What will eventually be the result of integration of multiple omic approaches? The authors suggest:
With the increasing availability of various omic maps, more studies are likely to employ multidimensional integration of omic data. Over time, it should become increasingly clear whether a global correlation of omic datasets applies to different systems and modules and how biological hypotheses can be formulated based on data integration.

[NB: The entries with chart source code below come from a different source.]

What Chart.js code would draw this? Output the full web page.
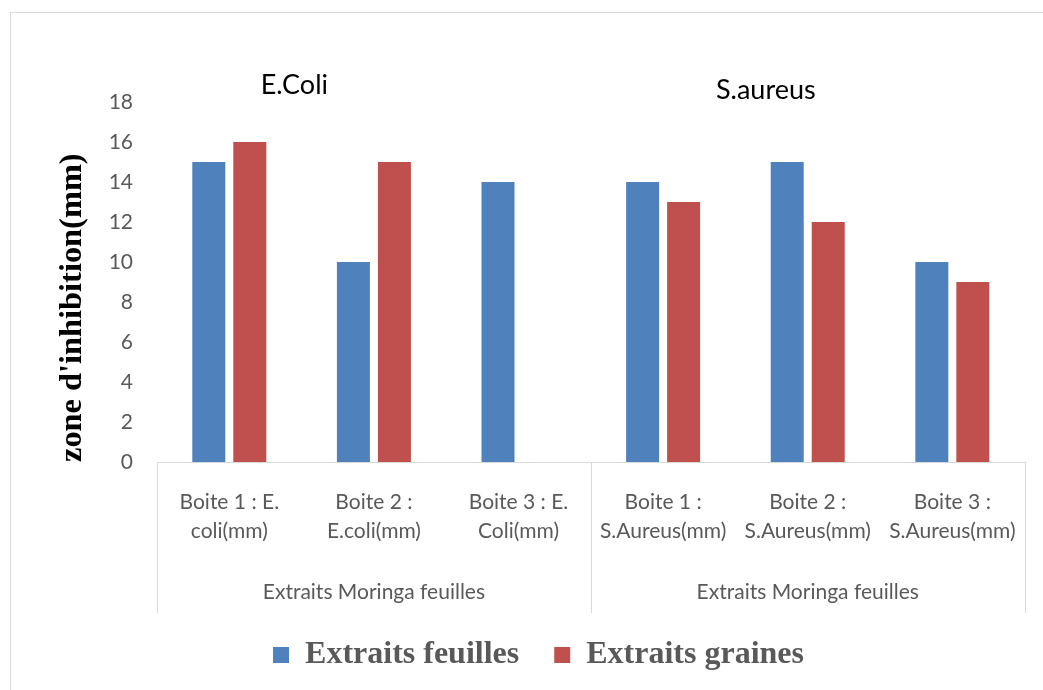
<!DOCTYPE html>
<html>
<head>
<meta charset="utf-8">
<script src="https://cdn.jsdelivr.net/npm/chart.js@4.4.0/dist/chart.umd.min.js"></script>
<style>
  html, body { margin: 0; padding: 0; background: #fff; }
  #wrap { position: relative; width: 1043px; height: 690px; overflow: hidden; }
  #frame { position: absolute; left: 10px; top: 12px; width: 1100px; height: 760px; border: 1px solid #d9d9d9; }
  #chart { position: absolute; left: 0; top: 0; }
</style>
</head>
<body>
<div id="wrap">
  <div id="frame"></div>
  <canvas id="chart" width="1043" height="690"></canvas>
</div>
<script>
// zone d'inhibition par boite

const boites = [
    ['Boite 1 : E.', 'coli(mm)'],
    ['Boite 2 :', 'E.coli(mm)'],
    ['Boite 3 : E.', 'Coli(mm)'],
    ['Boite 1 :', 'S.Aureus(mm)'],
    ['Boite 2 :', 'S.Aureus(mm)'],
    ['Boite 3 :', 'S.Aureus(mm)'],
];
const groupes = ['Extraits Moringa feuilles', 'Extraits Moringa feuilles'];
const feuilles = [15, 10, 14, 14, 15, 10];
const graines = [16, 15, null, 13, 12, 9];
const yTicks = [0, 2, 4, 6, 8, 10, 12, 14, 16, 18];

// bacteria names written over the bars: [text, category index, y value]
const souches = [
    ['E.Coli', 0.45, 18.85],
    ['S.aureus', 3.71, 18.6],
];

const tickFont = { family: 'Lato', size: 21, lineHeight: 1.38 };
const grey = '#595959';
const lineGrey = '#d9d9d9';

// group row under the category labels, with the separators
const groupAxis = {
    id: 'groupAxis',
    afterDraw(chart) {
        const { ctx, scales: { x, y } } = chart;
        const half = (x.getPixelForValue(1) - x.getPixelForValue(0)) / 2;
        const mid = x.getPixelForValue(2) + half;
        ctx.save();
        ctx.strokeStyle = lineGrey;
        ctx.lineWidth = 1;
        [x.left, mid, x.right].forEach(px => {
            ctx.beginPath();
            ctx.moveTo(Math.round(px) + 0.5, x.top);
            ctx.lineTo(Math.round(px) + 0.5, x.top + 151);
            ctx.stroke();
        });
        ctx.fillStyle = grey;
        ctx.font = tickFont.size + 'px ' + tickFont.family;
        ctx.textAlign = 'center';
        ctx.textBaseline = 'middle';
        ctx.fillText(groupes[0], (x.left + mid) / 2, x.top + 130);
        ctx.fillText(groupes[1], (mid + x.right) / 2, x.top + 130);

        ctx.fillStyle = '#000';
        ctx.font = '27px Lato';
        souches.forEach(([txt, ix, v]) => {
            ctx.fillText(txt, x.getPixelForValue(ix), y.getPixelForValue(v));
        });
        ctx.restore();
    }
};

const data = {
    labels: boites,
    datasets: [
        {
            label: 'Extraits feuilles',
            data: feuilles,
            backgroundColor: '#4F81BD',
            borderWidth: 0,
            categoryPercentage: 0.567,
            barPercentage: 0.805
        },
        {
            label: 'Extraits graines',
            data: graines,
            backgroundColor: '#C0504D',
            borderWidth: 0,
            categoryPercentage: 0.567,
            barPercentage: 0.805
        },
    ]
};

const config = {
    type: 'bar',
    data: data,
    options: {
        responsive: false,
        animation: false,
        layout: {
            padding: { top: 102, right: 18, bottom: 9, left: 52 }
        },
        plugins: {
            tooltip: { enabled: false },
            legend: {
                position: 'bottom',
                labels: {
                    boxWidth: 16,
                    boxHeight: 16,
                    padding: 35,
                    color: grey,
                    font: { family: 'Liberation Serif', size: 32, weight: 'bold' }
                }
            }
        },
        scales: {
            x: {
                grid: { display: false, drawTicks: false },
                border: { display: true, color: lineGrey, width: 1 },
                ticks: {
                    color: grey,
                    font: tickFont,
                    padding: 26,
                    maxRotation: 0,
                    autoSkip: false
                },
                afterFit(scale) { scale.height = 142; }
            },
            y: {
                min: 0,
                max: 18,
                afterBuildTicks(scale) { scale.ticks = yTicks.map(v => ({ value: v })); },
                grid: { display: false, drawTicks: false },
                border: { display: false },
                ticks: {
                    color: grey,
                    font: { family: 'Lato', size: 21 },
                    padding: 24
                },
                title: {
                    display: true,
                    text: "zone d'inhibition(mm)",
                    color: '#000',
                    align: 'start',
                    font: { family: 'Liberation Serif', size: 32.4, weight: 'bold' },
                    padding: { top: 1, bottom: 0 }
                },
                afterFit(scale) { scale.width = 105; }
            }
        }
    },
    plugins: [groupAxis]
};

const zoneChart = new Chart(document.getElementById('chart'), config);
</script>
</body>
</html>
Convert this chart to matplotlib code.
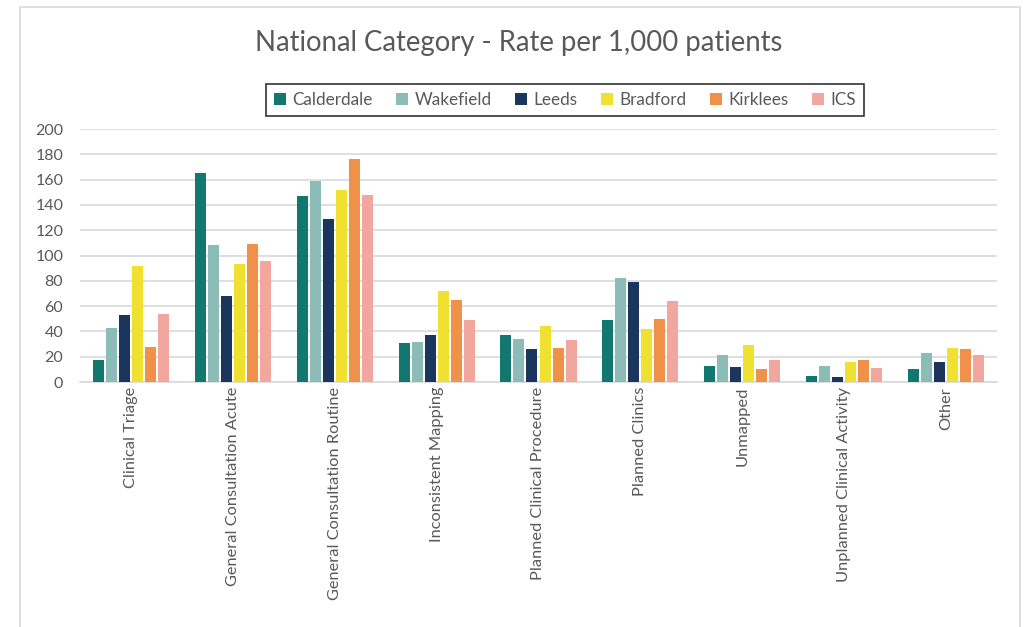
import numpy as np
import matplotlib
matplotlib.use("Agg")
import matplotlib.pyplot as plt
from matplotlib.patches import Rectangle

plt.rcParams['font.family'] = ['Lato', 'DejaVu Sans']

categories = ["Clinical Triage", "General Consultation Acute", "General Consultation Routine",
              "Inconsistent Mapping", "Planned Clinical Procedure", "Planned Clinics",
              "Unmapped", "Unplanned Clinical Activity", "Other"]

calderdale = [17, 165, 147, 31, 37, 49, 13, 5, 10]
wakefield = [43, 108, 159, 32, 34, 82, 21, 13, 23]
leeds = [53, 68, 129, 37, 26, 79, 12, 4, 16]
bradford = [92, 93, 152, 72, 44, 42, 29, 16, 27]
kirklees = [28, 109, 176, 65, 27, 50, 10, 17, 26]
ics = [54, 96, 148, 49, 33, 64, 17, 11, 21]

series = [("Calderdale", calderdale, "#12776f"),
          ("Wakefield", wakefield, "#8cbcb7"),
          ("Leeds", leeds, "#1b365d"),
          ("Bradford", bradford, "#f0e130"),
          ("Kirklees", kirklees, "#f0914a"),
          ("ICS", ics, "#f1a69e")]

fig = plt.figure(figsize=(10.29, 6.27), dpi=100)
fig.patch.set_facecolor("white")
# outer chart border
fig.add_artist(Rectangle((20 / 1029, -0.05), 1000 / 1029, 1 - 7 / 627 + 0.05,
                         transform=fig.transFigure, fill=False,
                         edgecolor="#d9d9d9", linewidth=1.2))

ax = fig.add_axes([80 / 1029, 1 - 382 / 627, 917 / 1029, 253 / 627])

x = np.arange(len(categories))
w = 0.108
step = 0.128
for i, (name, vals, col) in enumerate(series):
    ax.bar(x + (i - 2.5) * step, vals, width=w, color=col, label=name, zorder=3)

ax.set_xlim(-0.5, len(categories) - 0.5)
ax.set_ylim(0, 200)
ax.set_yticks(range(0, 201, 20))
ax.yaxis.grid(True, color="#d9d9d9", linewidth=1.2, zorder=0)
ax.set_axisbelow(True)
for s in ["top", "right", "left"]:
    ax.spines[s].set_visible(False)
ax.spines["bottom"].set_color("#d9d9d9")
ax.spines["bottom"].set_linewidth(1.2)
ax.tick_params(axis="both", length=0, colors="#595959", labelsize=11.5)
ax.tick_params(axis="y", pad=12)
ax.set_xticks(x)
ax.set_xticklabels(categories, rotation=90, fontsize=11.8, color="#595959")

fig.text(519 / 1029, 1 - 43 / 627, "National Category - Rate per 1,000 patients",
         ha="center", va="center", fontsize=19.8, color="#595959")

leg = fig.legend(loc="center", bbox_to_anchor=(565 / 1029, 1 - 100 / 627), ncol=6,
                 frameon=True, fancybox=False, fontsize=12.3, handlelength=0.7,
                 handleheight=0.7, handletextpad=0.4, columnspacing=1.35,
                 borderpad=0.45)
leg.get_frame().set_edgecolor("black")
leg.get_frame().set_linewidth(1.2)
for t in leg.get_texts():
    t.set_color("#595959")

fig.savefig("out.png", dpi=100)
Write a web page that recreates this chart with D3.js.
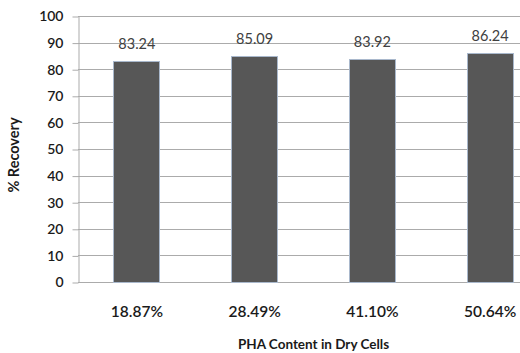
<!DOCTYPE html>
<html>
<head>
<meta charset="utf-8">
<script src="https://cdn.jsdelivr.net/npm/d3@7"></script>
<style>
  html, body { margin: 0; padding: 0; background: #ffffff; }
  svg { display: block; }
  text { font-family: Lato, "Open Sans", sans-serif; }
</style>
</head>
<body>
<script>
// PHA content (share of dry cell mass) and the recovery reached for each
const categories = ["18.87%", "28.49%", "41.10%", "50.64%"];
const recovery = [83.24, 85.09, 83.92, 86.24];
const yTicks = [0, 10, 20, 30, 40, 50, 60, 70, 80, 90, 100];

const width = 520, height = 353;
const svg = d3.select("body").append("svg")
  .attr("width", width)
  .attr("height", height);

const plot = { left: 78, right: 549, top: 16, bottom: 282 };

const x = d3.scaleBand()
  .domain(categories)
  .range([plot.left, plot.right])
  .paddingInner(0.6)
  .paddingOuter(0.3);

const y = d3.scaleLinear()
  .domain([0, 100])
  .range([plot.bottom, plot.top]);

// horizontal gridlines
svg.append("g")
  .selectAll("line")
  .data(yTicks)
  .join("line")
  .attr("x1", plot.left)
  .attr("x2", plot.right)
  .attr("y1", d => Math.round(y(d)) + 0.5)
  .attr("y2", d => Math.round(y(d)) + 0.5)
  .attr("stroke", "#ababab")
  .attr("stroke-width", 1);

// y axis with outward ticks
const yAxis = svg.append("g")
  .attr("transform", `translate(${plot.left + 0.5},0.5)`)
  .call(d3.axisLeft(y).tickValues(yTicks).tickSize(6).tickPadding(9).tickSizeOuter(0));
yAxis.select(".domain").attr("stroke", "#ababab");
yAxis.selectAll(".tick line").attr("stroke", "#ababab");
yAxis.selectAll(".tick text")
  .attr("fill", "#1a1a1a")
  .style("font-size", "14px")
  .style("font-weight", "600")
  .style("font-family", "Lato, sans-serif");

// bars
svg.append("g")
  .selectAll("rect")
  .data(recovery)
  .join("rect")
  .attr("x", (d, i) => Math.round(x(categories[i])) + 0.5)
  .attr("y", d => Math.round(y(d)) + 0.5)
  .attr("width", Math.round(x.bandwidth()) - 1)
  .attr("height", d => Math.round(y(0)) - Math.round(y(d)))
  .attr("fill", "#575757")
  .attr("stroke", "#a9b8cc")
  .attr("stroke-width", 1);

// value labels above bars
svg.append("g")
  .selectAll("text")
  .data(recovery)
  .join("text")
  .attr("x", (d, i) => x(categories[i]) + x.bandwidth() / 2)
  .attr("y", d => y(d) - 12)
  .attr("text-anchor", "middle")
  .attr("fill", "#404040")
  .style("font-size", "14.5px")
  .text(d => d.toFixed(2));

// category labels
svg.append("g")
  .selectAll("text")
  .data(categories)
  .join("text")
  .attr("x", d => x(d) + x.bandwidth() / 2)
  .attr("y", 317)
  .attr("text-anchor", "middle")
  .attr("fill", "#1a1a1a")
  .style("font-size", "15.5px")
  .style("font-weight", "600")
  .text(d => d);

// axis titles
svg.append("text")
  .attr("x", (plot.left + plot.right) / 2)
  .attr("y", 349)
  .attr("text-anchor", "middle")
  .attr("fill", "#1a1a1a")
  .style("font-size", "13.5px")
  .style("font-weight", "bold")
  .text("PHA Content in Dry Cells");

svg.append("text")
  .attr("transform", `translate(19,155) rotate(-90)`)
  .attr("text-anchor", "middle")
  .attr("fill", "#1a1a1a")
  .style("font-size", "14.5px")
  .style("font-weight", "bold")
  .text("% Recovery");
</script>
</body>
</html>
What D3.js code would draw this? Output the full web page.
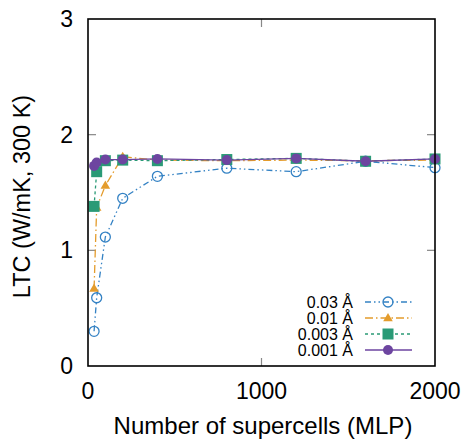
<!DOCTYPE html>
<html>
<head>
<meta charset="utf-8">
<script src="https://cdn.jsdelivr.net/npm/d3@7"></script>
<style>
body { margin: 0; background: #fff; }
text { font-family: "Liberation Sans", Arial, Helvetica, sans-serif; fill: #000; }
</style>
</head>
<body>
<div id="chart"></div>
<script>
// supercell counts and LTC values
var cells = [35, 50, 100, 200, 400, 800, 1200, 1600, 2000];
var ltc003 = [0.30, 0.59, 1.115, 1.45, 1.64, 1.71, 1.68, 1.77, 1.715];
var ltc001 = [0.67, 1.37, 1.56, 1.81, 1.78, 1.775, 1.78, 1.775, 1.78];
var ltc0003 = [1.38, 1.68, 1.775, 1.78, 1.775, 1.785, 1.795, 1.77, 1.79];
var ltc0001 = [1.73, 1.76, 1.785, 1.785, 1.79, 1.78, 1.795, 1.77, 1.79];
var seriesNames = ["0.03 Å", "0.01 Å", "0.003 Å", "0.001 Å"];
var xTicks = [0, 1000, 2000];
var yTicks = [0, 1, 2, 3];

var W = 466, H = 439;
var pL = 88, pR = 435, pT = 19, pB = 366;

var svg = d3.select("#chart").append("svg").attr("width", W).attr("height", H);

var x = d3.scaleLinear().domain([0, 2000]).range([pL, pR]);
var y = d3.scaleLinear().domain([0, 3]).range([pB, pT]);

var series = [
  {name: seriesNames[0], vals: ltc003, color: "#3482c4", dash: "6,3,1.5,3,1.5,3", mark: "circle"},
  {name: seriesNames[1], vals: ltc001, color: "#e49c2c", dash: "8,3,1.5,3", mark: "triangle"},
  {name: seriesNames[2], vals: ltc0003, color: "#2a9a76", dash: "3,3", mark: "square"},
  {name: seriesNames[3], vals: ltc0001, color: "#6d45a0", dash: null, mark: "dot"}
];

// ticks (gray, inward, mirrored)
var tickCol = "#888";
yTicks.filter(function(d){ return d > 0 && d < 3; }).forEach(function(t){
  svg.append("line").attr("x1", pL).attr("x2", pL + 8).attr("y1", y(t)).attr("y2", y(t))
    .attr("stroke", tickCol).attr("stroke-width", 1.2);
  svg.append("line").attr("x1", pR).attr("x2", pR - 8).attr("y1", y(t)).attr("y2", y(t))
    .attr("stroke", tickCol).attr("stroke-width", 1.2);
});
xTicks.filter(function(d){ return d > 0 && d < 2000; }).forEach(function(t){
  svg.append("line").attr("x1", x(t)).attr("x2", x(t)).attr("y1", pB).attr("y2", pB - 8)
    .attr("stroke", tickCol).attr("stroke-width", 1.2);
  svg.append("line").attr("x1", x(t)).attr("x2", x(t)).attr("y1", pT).attr("y2", pT + 8)
    .attr("stroke", tickCol).attr("stroke-width", 1.2);
});

// tick labels
svg.selectAll(".yl").data(yTicks).enter().append("text")
  .attr("x", 73).attr("y", function(d){ return y(d); }).attr("dy", "0.35em")
  .attr("text-anchor", "end").style("font-size", "23px").text(function(d){ return d; });
svg.selectAll(".xl").data(xTicks).enter().append("text")
  .attr("x", function(d){ return x(d); }).attr("y", 399)
  .attr("text-anchor", "middle").style("font-size", "23px").text(function(d){ return d; });

// axis titles
svg.append("text").attr("x", 263).attr("y", 434).attr("text-anchor", "middle")
  .style("font-size", "24px").text("Number of supercells (MLP)");
svg.append("text").attr("transform", "translate(30," + ((pT + pB) / 2 + 4) + ") rotate(-90)")
  .attr("text-anchor", "middle").style("font-size", "23.5px").text("LTC (W/mK, 300 K)");

function drawMark(g, kind, cx, cy, color) {
  if (kind == "circle") {
    g.append("circle").attr("cx", cx).attr("cy", cy).attr("r", 5)
      .attr("fill", "none").attr("stroke", color).attr("stroke-width", 1.3);
  } else if (kind == "triangle") {
    g.append("path").attr("d", "M" + cx + "," + (cy - 5) + "L" + (cx + 4.8) + "," + (cy + 3.2) + "L" + (cx - 4.8) + "," + (cy + 3.2) + "Z")
      .attr("fill", color);
  } else if (kind == "square") {
    g.append("rect").attr("x", cx - 5.5).attr("y", cy - 5.5).attr("width", 11).attr("height", 11).attr("fill", color);
  } else {
    g.append("circle").attr("cx", cx).attr("cy", cy).attr("r", 5).attr("fill", color);
  }
}

var line = d3.line().x(function(d){ return x(d[0]); }).y(function(d){ return y(d[1]); });

series.forEach(function(s){
  var g = svg.append("g");
  var pts = cells.map(function(c, i){ return [c, s.vals[i]]; });
  g.append("path").attr("d", line(pts)).attr("fill", "none").attr("stroke", s.color)
    .attr("stroke-width", 1.3).attr("stroke-dasharray", s.dash);
  pts.forEach(function(p){ drawMark(g, s.mark, x(p[0]), y(p[1]), s.color); });
});

// legend
var legY = [302, 318, 334, 350];
series.forEach(function(s, i){
  var g = svg.append("g");
  g.append("text").attr("x", 353).attr("y", legY[i]).attr("dy", "0.35em").attr("text-anchor", "end")
    .style("font-size", "16px").text(s.name);
  g.append("line").attr("x1", 365).attr("x2", 412).attr("y1", legY[i]).attr("y2", legY[i])
    .attr("stroke", s.color).attr("stroke-width", 1.3).attr("stroke-dasharray", s.dash);
  drawMark(g, s.mark, 388, legY[i], s.color);
});

// frame
svg.append("rect").attr("x", pL).attr("y", pT).attr("width", pR - pL).attr("height", pB - pT)
  .attr("fill", "none").attr("stroke", "#000").attr("stroke-width", 1.6);
</script>
</body>
</html>
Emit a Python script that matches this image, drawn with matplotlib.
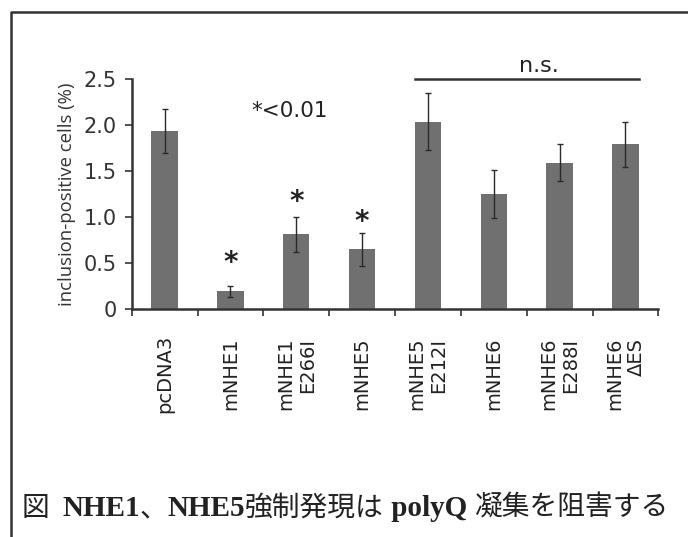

"[T]o provide visualization of integrated omic data", various "bioinformatic tools are being developed. For example, expression correlation of two genes encoding potentially interacting proteins can be visualized in webaccessible protein–protein interaction networks. [...] [B]ecause omic datasets are being constantly updated, visualization tools should allow the incorporation of constantly evolving data."
The authors conclude:
We propose that such data integration can be further applied to examine the topology of biological networks, to provide information on directionality of interactions, and to create wiring diagrams that better depict the functional outcome of component–component relationships. Together, these strategies should facilitate a systems approach to modular biology. [...] By applying a single omic approach, the knowledge of a system can be expanded from a single gene to a network of genes, which can be regarded as a basic model for the system. When genes or proteins in this network are systematically disrupted, responses from other parts of the network can be recorded and the data obtained can be incorporated into the basic model. [...] Real-life biological systems might contain more components and the wiring diagrams that depict the relationships between these components could be much more complex than currently appreciated. Also, the information available for biological systems is increasing as more omic datasets become available. Thus, HT data integration is needed in systems biology approaches, which should be achieved by the use of computational tools that apply the principles and methodologies discussed here to multiple sets of omic information in a dynamic manner. The biological networks or wiring diagrams modeled in this manner should shed light on the complexity of biological systems.